Wellesley scholar to discuss race and privilege
Peggy McIntosh, associate director of the Wellesley College Center for Research on Women, will discuss White People Learning About People of Color: Learning About Themselves at noon Tuesday, March 6, at Schaeffer Theatre, 305 College St. The public is invited to attend free of charge.
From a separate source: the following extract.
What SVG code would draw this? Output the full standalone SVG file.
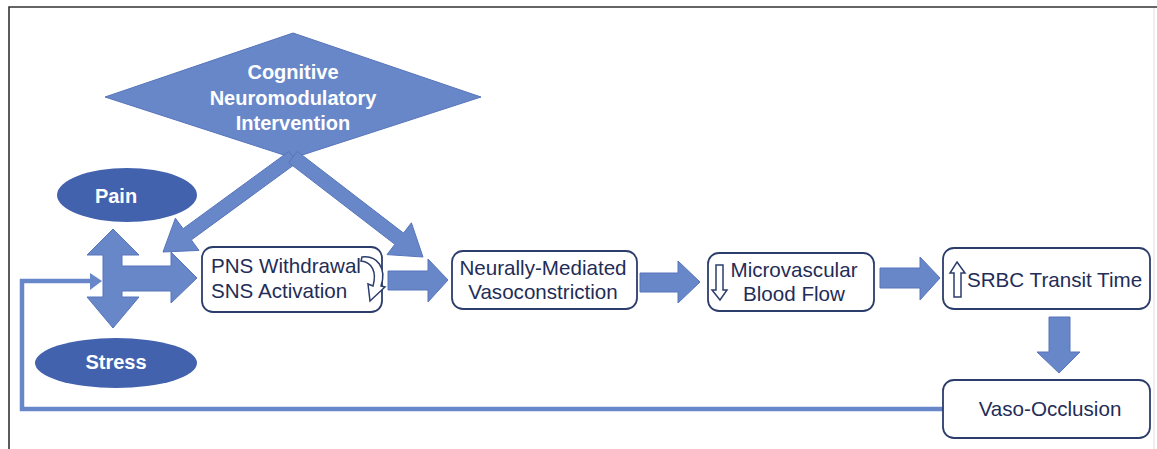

Founder and director of the National S.E.E.D. Project on Inclusive Curriculum (Seeking Educational Equity and Diversity), McIntosh consults widely throughout the United States and the world with educators who are creating gender-fair and multicultural curricula.
She published the groundbreaking White Privilege and Male Privilege: A Personal Account of Coming to See Correspondences through Work in Women’s Studies in 1988. This analysis and its shorter version White Privilege: Unpacking the Invisible Knapsack in 1989, have been instrumental in putting the dimension of privilege into U.S. discussions of gender, race and sexuality.
McIntosh has taught at The Brearley School, Harvard University, Trinity College (Washington, D.C.), the University of Durham (England) and Wellesley. Co-founder of the Rocky Mountain Women’s Institute and consulting editor to Sage: Scholarly Journal on Black Women, she recently received the Klingenstein Award for Distinguished Educational Leadership from Columbia Teachers College.